◆ Prompt
Skip pictures; extract every line from the one with "Write a Python" through the one with "y_ticks = [0, 20, 40, 60, 80, 100, 120]", exactly as written.

Entries with chart source code:
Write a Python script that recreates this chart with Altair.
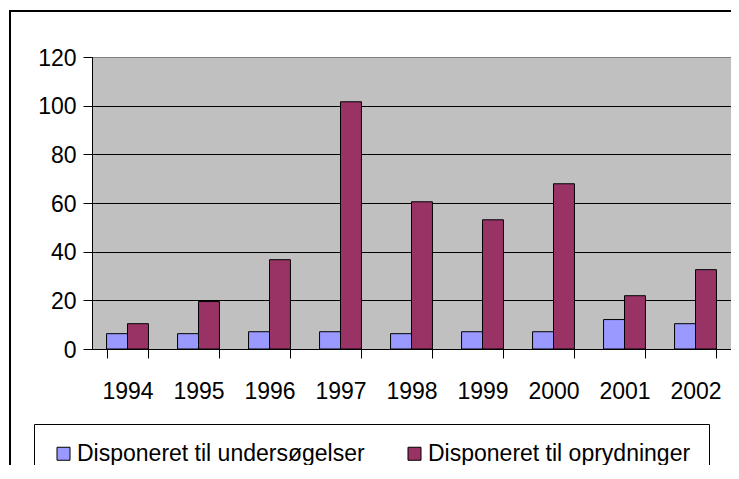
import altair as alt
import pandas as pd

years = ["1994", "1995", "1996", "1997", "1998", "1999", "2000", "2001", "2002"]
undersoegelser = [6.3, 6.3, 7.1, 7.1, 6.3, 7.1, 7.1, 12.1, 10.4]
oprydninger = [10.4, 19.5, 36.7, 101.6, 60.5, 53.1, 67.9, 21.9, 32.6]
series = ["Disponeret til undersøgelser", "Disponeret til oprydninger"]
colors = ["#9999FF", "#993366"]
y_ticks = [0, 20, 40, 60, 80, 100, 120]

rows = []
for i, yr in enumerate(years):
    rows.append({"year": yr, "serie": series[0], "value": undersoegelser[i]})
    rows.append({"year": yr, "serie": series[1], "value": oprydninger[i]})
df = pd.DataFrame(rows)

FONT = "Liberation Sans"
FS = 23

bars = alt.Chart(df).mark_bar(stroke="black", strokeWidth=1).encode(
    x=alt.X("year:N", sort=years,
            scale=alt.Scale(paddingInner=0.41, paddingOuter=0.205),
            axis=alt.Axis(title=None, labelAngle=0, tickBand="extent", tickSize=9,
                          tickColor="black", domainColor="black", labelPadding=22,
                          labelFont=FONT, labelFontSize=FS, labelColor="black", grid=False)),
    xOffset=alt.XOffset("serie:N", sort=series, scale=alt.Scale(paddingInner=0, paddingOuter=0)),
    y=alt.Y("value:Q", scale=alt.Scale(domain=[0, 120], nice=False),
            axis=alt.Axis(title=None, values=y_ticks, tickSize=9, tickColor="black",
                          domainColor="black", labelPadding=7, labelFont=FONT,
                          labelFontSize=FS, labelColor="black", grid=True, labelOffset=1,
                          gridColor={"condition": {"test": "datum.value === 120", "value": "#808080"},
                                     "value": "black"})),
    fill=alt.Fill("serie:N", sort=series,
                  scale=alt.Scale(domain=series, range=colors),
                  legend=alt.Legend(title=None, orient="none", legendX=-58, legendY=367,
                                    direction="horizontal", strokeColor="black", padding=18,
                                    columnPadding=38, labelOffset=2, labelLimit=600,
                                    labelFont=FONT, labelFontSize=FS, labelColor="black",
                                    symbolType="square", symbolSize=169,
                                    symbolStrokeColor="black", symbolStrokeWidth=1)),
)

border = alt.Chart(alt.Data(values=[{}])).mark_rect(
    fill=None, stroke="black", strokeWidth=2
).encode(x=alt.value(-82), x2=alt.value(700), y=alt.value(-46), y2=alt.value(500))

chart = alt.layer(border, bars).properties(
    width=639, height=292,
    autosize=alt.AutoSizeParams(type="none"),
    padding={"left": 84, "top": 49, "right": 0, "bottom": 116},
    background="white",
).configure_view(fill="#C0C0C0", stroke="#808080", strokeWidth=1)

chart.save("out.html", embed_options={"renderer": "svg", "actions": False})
...
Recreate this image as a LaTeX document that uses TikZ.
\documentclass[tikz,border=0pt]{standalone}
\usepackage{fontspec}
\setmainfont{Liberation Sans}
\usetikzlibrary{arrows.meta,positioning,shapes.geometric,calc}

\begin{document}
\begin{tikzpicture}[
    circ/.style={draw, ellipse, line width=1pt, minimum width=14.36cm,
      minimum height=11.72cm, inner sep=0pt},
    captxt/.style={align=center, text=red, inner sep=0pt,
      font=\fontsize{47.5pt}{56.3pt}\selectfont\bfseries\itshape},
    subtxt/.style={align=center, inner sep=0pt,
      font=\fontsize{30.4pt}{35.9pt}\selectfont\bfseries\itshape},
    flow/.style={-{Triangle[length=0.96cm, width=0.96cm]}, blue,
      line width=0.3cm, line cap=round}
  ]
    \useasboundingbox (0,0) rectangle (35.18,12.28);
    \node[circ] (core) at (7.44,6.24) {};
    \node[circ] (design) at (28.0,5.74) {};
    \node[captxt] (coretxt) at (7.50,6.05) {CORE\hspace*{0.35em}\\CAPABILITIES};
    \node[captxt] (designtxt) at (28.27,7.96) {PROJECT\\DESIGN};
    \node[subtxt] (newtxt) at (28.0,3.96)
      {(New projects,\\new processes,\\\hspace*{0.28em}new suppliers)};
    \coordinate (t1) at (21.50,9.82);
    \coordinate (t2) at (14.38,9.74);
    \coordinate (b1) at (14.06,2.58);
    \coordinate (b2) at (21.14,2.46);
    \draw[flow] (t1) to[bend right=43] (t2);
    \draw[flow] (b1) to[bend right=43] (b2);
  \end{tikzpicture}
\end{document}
--
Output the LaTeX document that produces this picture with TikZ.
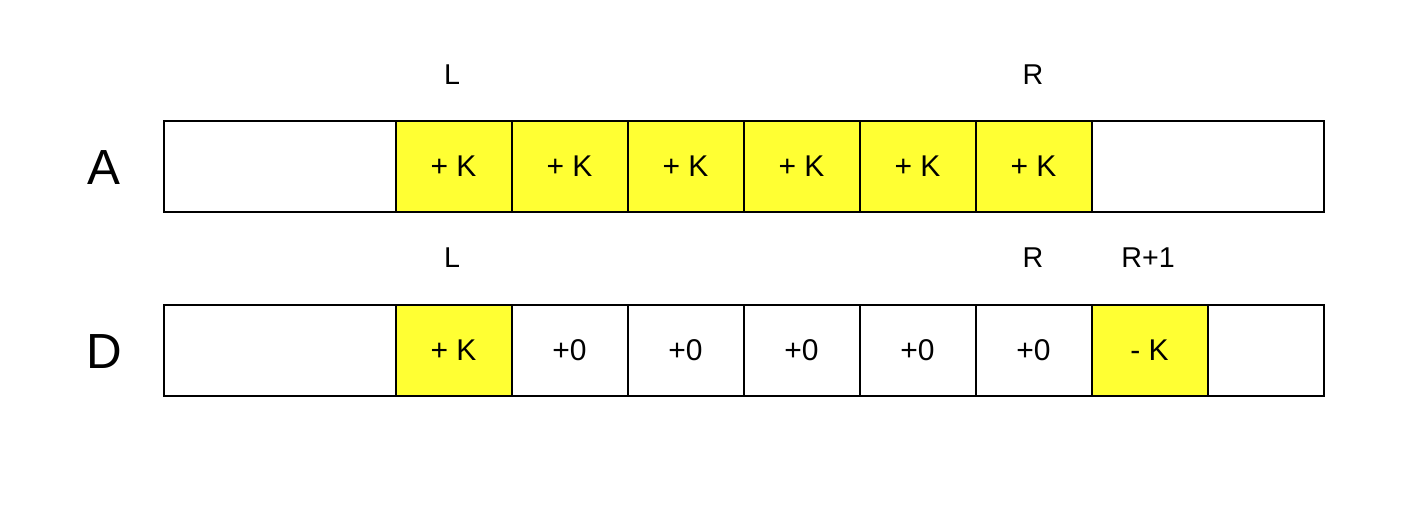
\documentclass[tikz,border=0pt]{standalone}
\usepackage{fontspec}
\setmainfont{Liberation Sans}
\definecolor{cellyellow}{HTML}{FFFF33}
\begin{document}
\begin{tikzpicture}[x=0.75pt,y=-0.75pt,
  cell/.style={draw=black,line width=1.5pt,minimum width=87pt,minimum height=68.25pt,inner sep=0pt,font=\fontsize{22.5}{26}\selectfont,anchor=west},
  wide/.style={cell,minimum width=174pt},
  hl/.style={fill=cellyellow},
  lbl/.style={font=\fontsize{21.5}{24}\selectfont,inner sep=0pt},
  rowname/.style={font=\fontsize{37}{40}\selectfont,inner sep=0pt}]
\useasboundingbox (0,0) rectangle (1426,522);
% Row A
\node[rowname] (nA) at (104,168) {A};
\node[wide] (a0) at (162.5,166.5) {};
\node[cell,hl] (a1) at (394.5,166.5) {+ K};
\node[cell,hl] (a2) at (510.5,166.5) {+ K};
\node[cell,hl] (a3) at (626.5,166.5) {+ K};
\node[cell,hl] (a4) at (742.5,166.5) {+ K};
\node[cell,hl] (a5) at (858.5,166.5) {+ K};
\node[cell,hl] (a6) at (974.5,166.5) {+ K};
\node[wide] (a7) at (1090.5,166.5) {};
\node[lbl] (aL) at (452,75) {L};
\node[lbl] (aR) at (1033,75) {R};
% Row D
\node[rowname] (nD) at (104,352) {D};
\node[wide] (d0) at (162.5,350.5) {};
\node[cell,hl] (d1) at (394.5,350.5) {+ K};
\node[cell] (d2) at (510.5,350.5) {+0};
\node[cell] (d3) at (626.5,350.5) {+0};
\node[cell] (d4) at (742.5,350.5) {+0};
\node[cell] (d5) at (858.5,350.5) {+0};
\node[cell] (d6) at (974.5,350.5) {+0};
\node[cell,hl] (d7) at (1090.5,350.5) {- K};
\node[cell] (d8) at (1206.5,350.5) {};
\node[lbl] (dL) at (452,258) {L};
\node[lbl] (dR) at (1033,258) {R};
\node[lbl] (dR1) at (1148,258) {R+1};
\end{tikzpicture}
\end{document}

◆ Exercise output
Write a Python script that recreates this chart with Altair.
import altair as alt
import pandas as pd

years = ["1994", "1995", "1996", "1997", "1998", "1999", "2000", "2001", "2002"]
undersoegelser = [6.3, 6.3, 7.1, 7.1, 6.3, 7.1, 7.1, 12.1, 10.4]
oprydninger = [10.4, 19.5, 36.7, 101.6, 60.5, 53.1, 67.9, 21.9, 32.6]
series = ["Disponeret til undersøgelser", "Disponeret til oprydninger"]
colors = ["#9999FF", "#993366"]
y_ticks = [0, 20, 40, 60, 80, 100, 120]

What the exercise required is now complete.